The effect of land-surface heterogeneity on the mixing in the Stable Boundary Layer

Abstract

This study aims to look into the effect of small-scale surface heterogeneity on the mixing properties within the stable boundary layer (SBL) and the impact of different configurations of the heterogeneity on this mixing. The motivation for this research is to better understand the turbulent mixing phenomena in the SBL and to be able to represent the mixing more accurate in weather prediction models. In the current models, this mixing is highly uncertain or even missing. It is likely that this mixing is driven by thermal memories that are spatially distributed over the land-surface in the form of surface heterogeneity.
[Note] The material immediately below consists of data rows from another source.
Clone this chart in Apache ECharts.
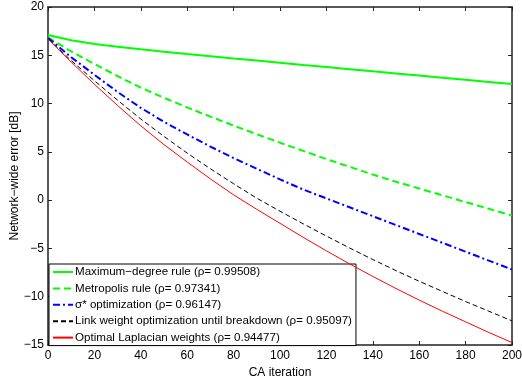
<!DOCTYPE html>
<html>
<head>
<meta charset="utf-8">
<script src="https://cdn.jsdelivr.net/npm/echarts@6/dist/echarts.min.js"></script>
<style>
  html, body { margin: 0; padding: 0; background: #fff; }
  #chart { width: 522px; height: 377px; }
</style>
</head>
<body>
<div id="chart"></div>
<script>
const iterations = [0, 10, 20, 30, 40, 50, 60, 70, 80, 90, 100, 110, 120, 130, 140, 150, 160, 170, 180, 190, 200];

const maxDegree = [17.1, 16.55, 16.17, 15.88, 15.62, 15.37, 15.13, 14.9, 14.67, 14.45, 14.23, 14.0, 13.78, 13.56, 13.34, 13.12, 12.9, 12.68, 12.46, 12.24, 12.02];
const metropolis = [16.85, 15.4, 14.1, 12.85, 11.65, 10.6, 9.6, 8.65, 7.72, 6.82, 5.95, 5.1, 4.25, 3.45, 2.65, 1.9, 1.2, 0.5, -0.2, -0.9, -1.6];
const sigmaOpt = [16.8, 14.8, 12.98, 11.2, 9.56, 8.1, 6.8, 5.55, 4.35, 3.25, 2.15, 1.1, 0.18, -0.74, -1.66, -2.58, -3.5, -4.42, -5.34, -6.26, -7.18];
const linkWeight = [16.7, 14.45, 12.37, 10.35, 8.4, 6.6, 4.87, 3.25, 1.7, 0.2, -1.15, -2.45, -3.72, -4.95, -6.15, -7.3, -8.4, -9.45, -10.5, -11.5, -12.5];
const laplacian = [16.7, 14.3, 12.0, 9.8, 7.7, 5.75, 3.95, 2.2, 0.55, -0.95, -2.4, -3.85, -5.25, -6.6, -7.9, -9.15, -10.35, -11.5, -12.6, -13.7, -14.75];

const seriesNames = [
  'Maximum\u2212degree rule (\u03c1= 0.99508)',
  'Metropolis rule (\u03c1= 0.97341)',
  '\u03c3* optimization (\u03c1= 0.96147)',
  'Link weight optimization until breakdown (\u03c1= 0.95097)',
  'Optimal Laplacian weights (\u03c1= 0.94477)'
];

const FONT = '"Liberation Sans", Arial, Helvetica, sans-serif';
const pairs = vals => iterations.map((x, i) => [x, vals[i]]);
const minusFmt = v => String(v).replace('-', '\u2212');

const STYLES = [
  { data: maxDegree, color: '#00ff00', width: 2, type: 'solid' },
  { data: metropolis, color: '#00ff00', width: 2, type: [7, 4] },
  { data: sigmaOpt, color: '#0000ff', width: 2, type: [7, 3, 2, 3] },
  { data: linkWeight, color: '#000000', width: 1, type: [5, 3] },
  { data: laplacian, color: '#ff0000', width: 1, type: 'solid' }
];

const chart = echarts.init(document.getElementById('chart'));

const axisLine = { show: true, onZero: false, lineStyle: { color: '#222', width: 1.5 } };
const tick = { show: true, inside: true, length: 4, lineStyle: { color: '#222', width: 1 } };

chart.setOption({
  animation: false,
  textStyle: { fontFamily: FONT },
  grid: { left: 48, right: 10, top: 7, bottom: 32, outerBoundsMode: 'none' },
  legend: {
    orient: 'vertical',
    left: 49,
    top: 264,
    backgroundColor: '#fff',
    borderColor: '#000',
    borderWidth: 1,
    padding: [2, 4, 2, 3],
    itemGap: 4.4,
    itemWidth: 20,
    itemHeight: 12,
    itemStyle: { color: 'transparent', borderColor: 'transparent', borderWidth: 0 },
    textStyle: { fontFamily: FONT, fontSize: 11.6, color: '#000', padding: [0, 0, 0, -3] },
    data: seriesNames
  },
  xAxis: [
    {
      type: 'value', min: 0, max: 200, interval: 20,
      name: 'CA iteration', nameLocation: 'middle', nameGap: 19,
      nameTextStyle: { fontFamily: FONT, fontSize: 12, color: '#000' },
      axisLine, axisTick: tick, splitLine: { show: false },
      axisLabel: { fontFamily: FONT, fontSize: 12, color: '#000', margin: 5 }
    },
    {
      type: 'value', min: 0, max: 200, interval: 20, position: 'top',
      axisLine, axisTick: tick, splitLine: { show: false }, axisLabel: { show: false }
    }
  ],
  yAxis: [
    {
      type: 'value', min: -15, max: 20, interval: 5,
      name: 'Network\u2212wide error [dB]', nameLocation: 'middle', nameGap: 27,
      nameMoveOverlap: false,
      nameTextStyle: { fontFamily: FONT, fontSize: 12, color: '#000' },
      axisLine, axisTick: tick, splitLine: { show: false },
      axisLabel: { fontFamily: FONT, fontSize: 12, color: '#000', margin: 4, formatter: minusFmt }
    },
    {
      type: 'value', min: -15, max: 20, interval: 5, position: 'right',
      axisLine, axisTick: tick, splitLine: { show: false }, axisLabel: { show: false }
    }
  ],
  series: STYLES.map((s, i) => ({
    name: seriesNames[i],
    type: 'line',
    data: pairs(s.data),
    showSymbol: false,
    symbol: 'none',
    color: s.color,
    lineStyle: { color: s.color, width: s.width, type: s.type },
    z: 2 + i
  }))
});
</script>
</body>
</html>
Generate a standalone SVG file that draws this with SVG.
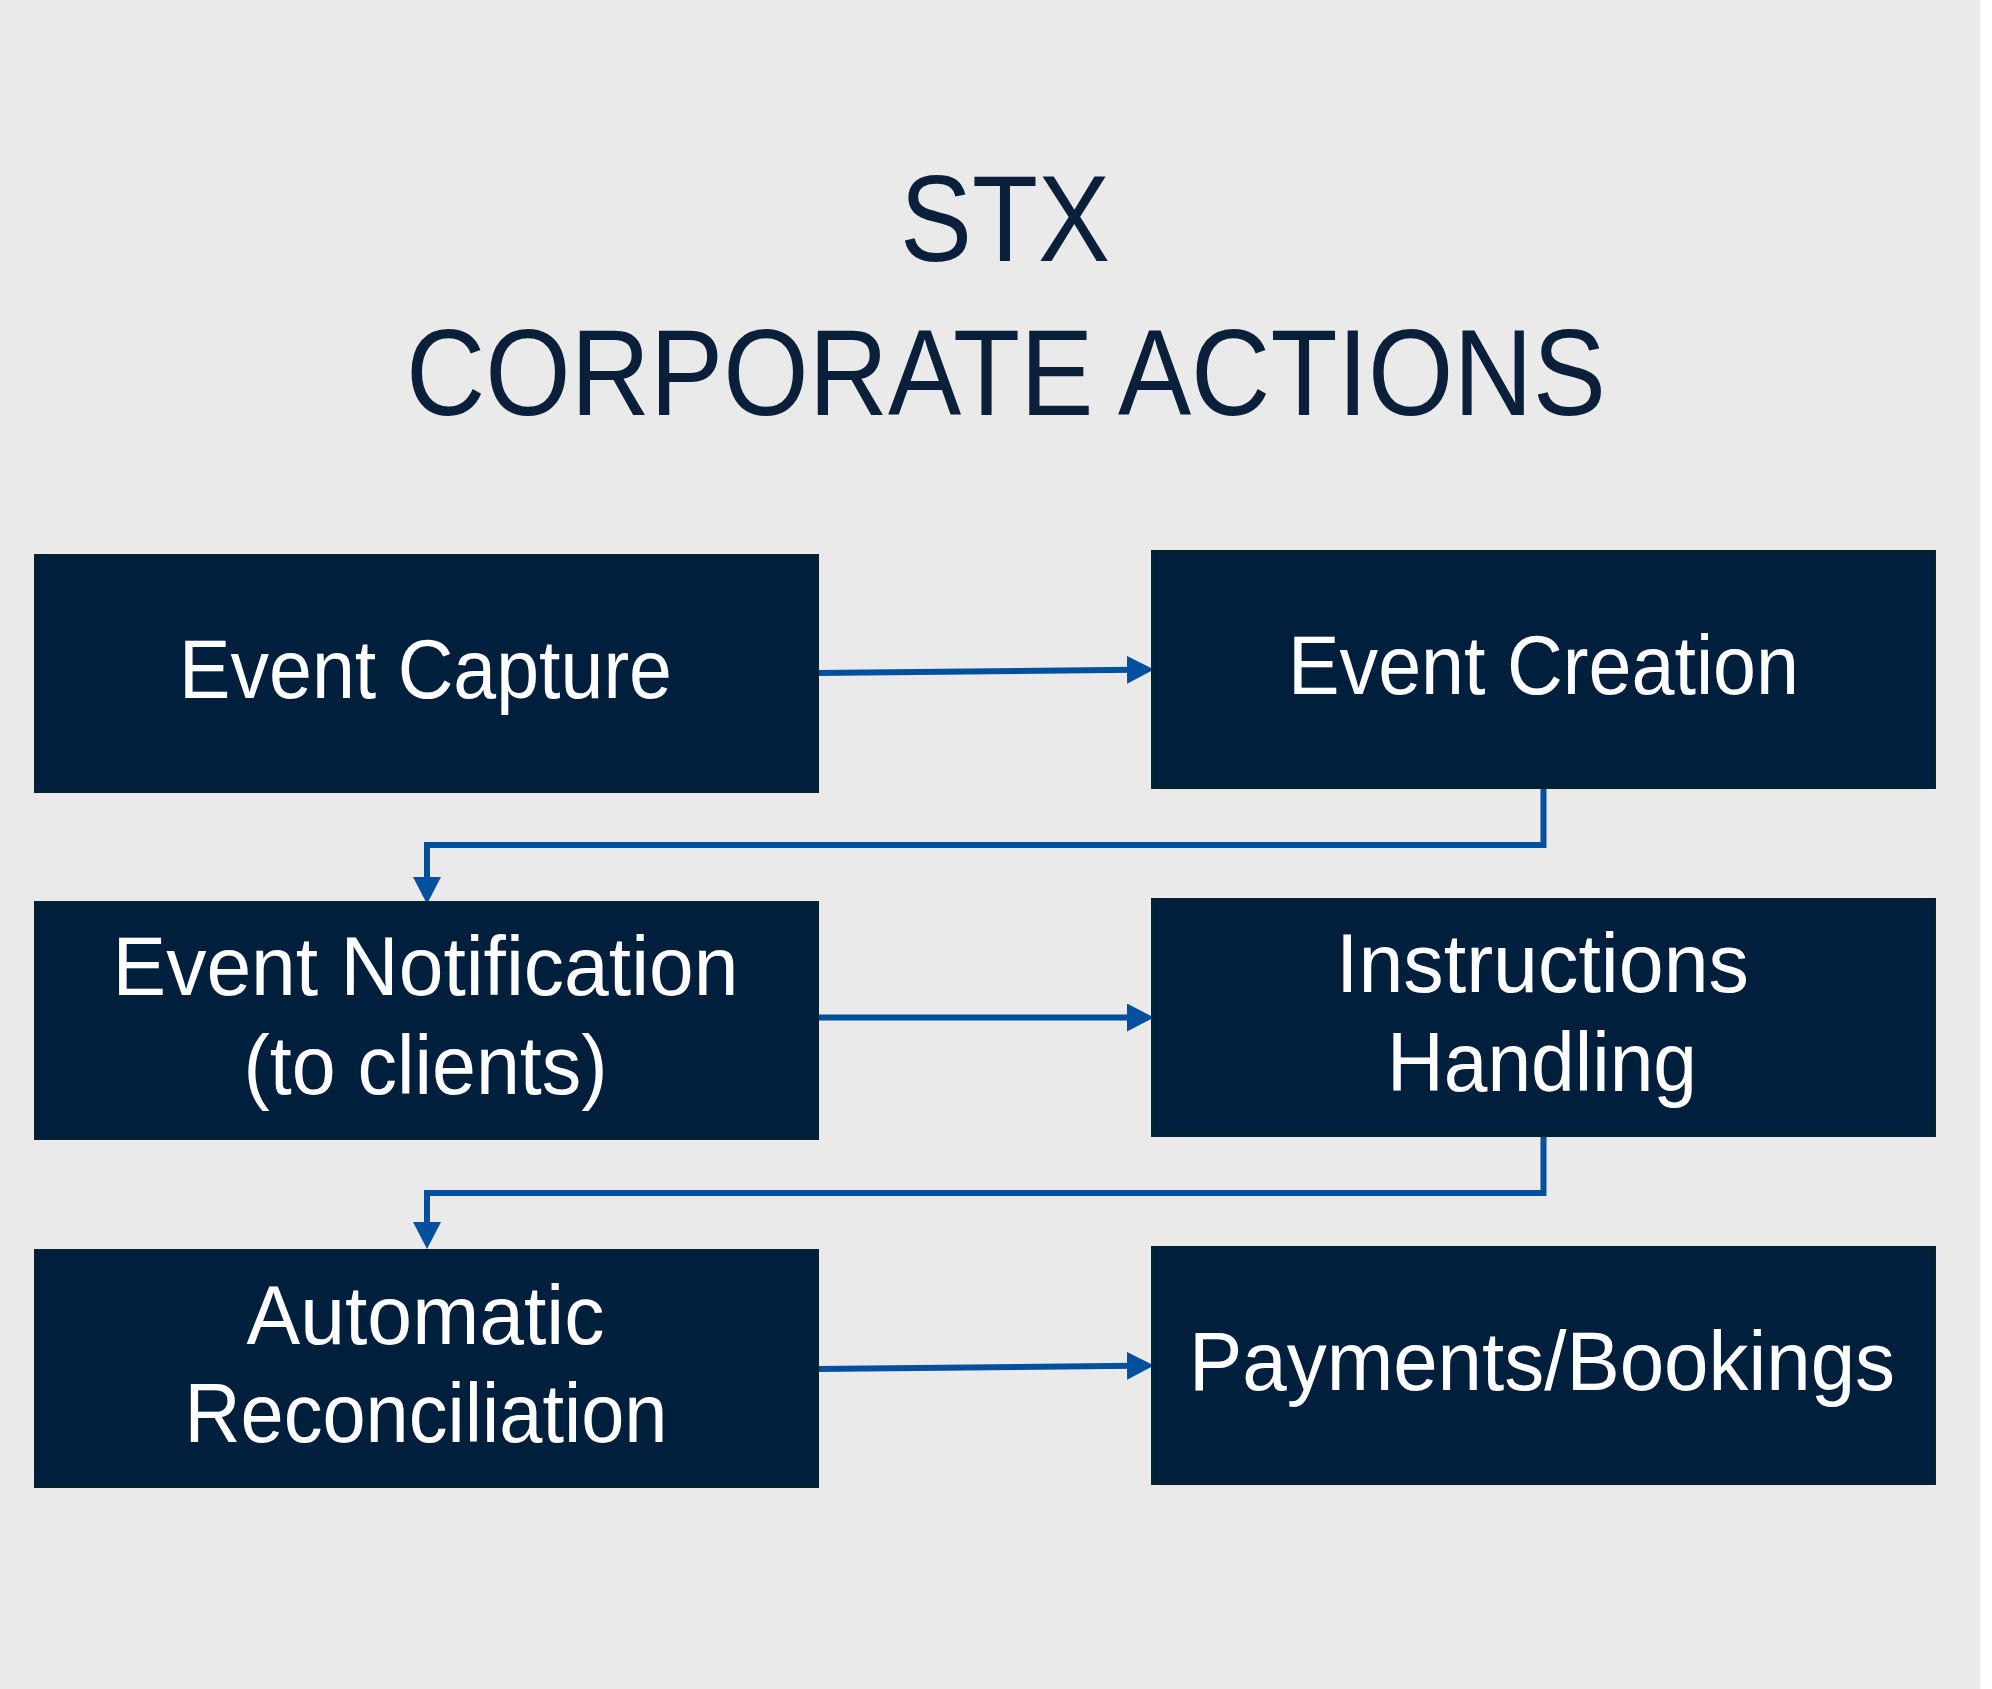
<svg xmlns="http://www.w3.org/2000/svg" width="1992" height="1689" viewBox="0 0 1992 1689">
  <style>
    .bg { fill: #eaeaea; }
    .box { fill: #001f3c; stroke: #04222f; stroke-width: 2.5; }
    .title { font-family: "Liberation Sans", Arial, sans-serif; font-size: 123px; fill: #0a1f3a; }
    .label { font-family: "Liberation Sans", Arial, sans-serif; font-size: 83px; fill: #ffffff; }
    .conn { fill: none; stroke: #00509e; stroke-width: 6; stroke-linejoin: miter; }
  </style>
  <defs>
    <marker id="arrow" markerUnits="userSpaceOnUse" markerWidth="28" markerHeight="28" refX="7" refY="14" orient="auto" viewBox="0 0 28 28">
      <path d="M0,0 L27,14 L0,28 Z" fill="#00509e"/>
    </marker>
  </defs>
  <rect class="bg" x="0" y="0" width="1980" height="1689"/>
  <rect x="1980" y="0" width="12" height="1689" fill="#ffffff"/>

  <g id="title">
    <text class="title" x="900" y="261" textLength="210" lengthAdjust="spacingAndGlyphs">STX</text>
    <text class="title" x="406" y="415" textLength="1200" lengthAdjust="spacingAndGlyphs">CORPORATE ACTIONS</text>
  </g>

  <g id="connectors">
    <path class="conn" d="M816,673 L1134,669.8" marker-end="url(#arrow)"/>
    <path class="conn" d="M1543.5,789 L1543.5,845 L427,845 L427,884" marker-end="url(#arrow)"/>
    <path class="conn" d="M816,1017.5 L1134,1017.5" marker-end="url(#arrow)"/>
    <path class="conn" d="M1543.5,1137 L1543.5,1193 L427,1193 L427,1229" marker-end="url(#arrow)"/>
    <path class="conn" d="M816,1369 L1134,1365.8" marker-end="url(#arrow)"/>
  </g>

  <g id="node-event-capture">
    <rect class="box" x="35.25" y="555.25" width="782.5" height="236.5"/>
    <text class="label" x="179" y="697.7" textLength="493" lengthAdjust="spacingAndGlyphs">Event Capture</text>
  </g>
  <g id="node-event-creation">
    <rect class="box" x="1152.25" y="551.25" width="782.5" height="236.5"/>
    <text class="label" x="1288" y="694" textLength="511" lengthAdjust="spacingAndGlyphs">Event Creation</text>
  </g>
  <g id="node-event-notification">
    <rect class="box" x="35.25" y="902.25" width="782.5" height="236.5"/>
    <text class="label" x="112.5" y="995" textLength="626" lengthAdjust="spacingAndGlyphs">Event Notification</text>
    <text class="label" x="243.5" y="1094.3" textLength="364" lengthAdjust="spacingAndGlyphs">(to clients)</text>
  </g>
  <g id="node-instructions-handling">
    <rect class="box" x="1152.25" y="899.25" width="782.5" height="236.5"/>
    <text class="label" x="1336" y="992" textLength="413" lengthAdjust="spacingAndGlyphs">Instructions</text>
    <text class="label" x="1387" y="1091" textLength="310" lengthAdjust="spacingAndGlyphs">Handling</text>
  </g>
  <g id="node-automatic-reconciliation">
    <rect class="box" x="35.25" y="1250.25" width="782.5" height="236.5"/>
    <text class="label" x="246.5" y="1344.3" textLength="358" lengthAdjust="spacingAndGlyphs">Automatic</text>
    <text class="label" x="184.5" y="1442.3" textLength="483" lengthAdjust="spacingAndGlyphs">Reconciliation</text>
  </g>
  <g id="node-payments-bookings">
    <rect class="box" x="1152.25" y="1247.25" width="782.5" height="236.5"/>
    <text class="label" x="1189" y="1389.5" textLength="706" lengthAdjust="spacingAndGlyphs">Payments/Bookings</text>
  </g>
</svg>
These surface heterogeneities (e.g. ditches or roads) effectively store heat during the day and then turn into heat sources, driving turbulent mixing, during the night. A simulation with surface heat sources in an idealized SBL is setup and four case studies are performed. The simulations show that the heat sources clearly influence the mixing in the SBL. A buoyancy plume is formed above a heat source. The plumes of two heat sources are attracted towards each other. At smaller distances the plumes even merge and form a single plume. In the three-dimensional simulations, the distance between the heat sources has an influence on their effect on the SBL. At small distances, the kinetic energy in the system decreases with increasing distances between two heat sources. At larger distances this decrease appears to level off. Apparently, the bending and merging of the plumes allows turbulent length scales to increase, causing the effect of the buoyancy sources to be larger. To verify these simulation results, a field experiment is conducted. An infrared camera pointing at a vertical high-emissivity cloth was able to capture the two-dimensional (vertical and horizontal) air temperature pattern above heat sources. The merging effect between two plumes is also observed in this field experiment. At small distances a single merged heat plume was visible above two heat sources and at larger distances two separated heat plumes are formed.